I had to make a tough decision Friday – one I have struggled with for many months. The details won’t interest many others, I suspect, except those directly affected at my work. The process and the lesson, however, should apply to more people.
As the community manager for our company’s internal social network, it is my instinct and basic value to allow conversation on nearly all subjects unless they violate company policy and unless the conversations themselves devolve into disrespectful barbs thrown at others. At that point, the conversation has to change or be removed. At worse, the individual has to be warned and, if necessary, removed from the community.

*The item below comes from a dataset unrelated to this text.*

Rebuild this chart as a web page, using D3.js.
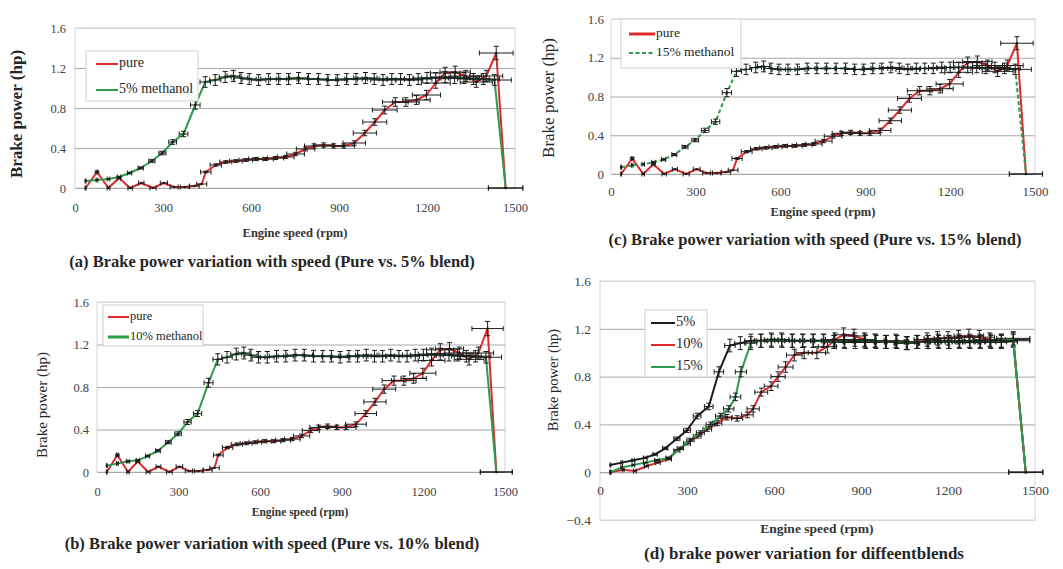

For more than two years we have allowed political discussions on our social network with the hope that they could be civil discussions. The reality, though, is that far too many of those discussions went south into just a handful of people bickering back and forth and accomplishing nothing useful. Repeated warnings were given. I initiated a non-binding poll of the larger community back in May about whether to continue the politics group or not and 58% said to get rid of it. Sadly, the tone of conversations never improved and the preferred self-policing didn’t work for this crowd.
So on Friday I removed the group and broadcast a long explanation of why I was doing so. I was very pleased to get nearly 100% positive feedback from the 100+ likes and comments over the next several hours. That was a good affirmation of the decision.
The tough part in this was the fact that some very important values collided in this situation. As a community manager, I value allowing people the right to discuss things. I don’t want to stifle conversation. On the other hand, my role demands that I do what is in the best interest of the health of the community and to accomplish the company’s business objectives. This time those values were at odds, so the health of the community and goals of the business had to take precedence.
It was the right call – a tough one, but the right one.
Leap year lesson #206 is When values collide, go with the higher purpose.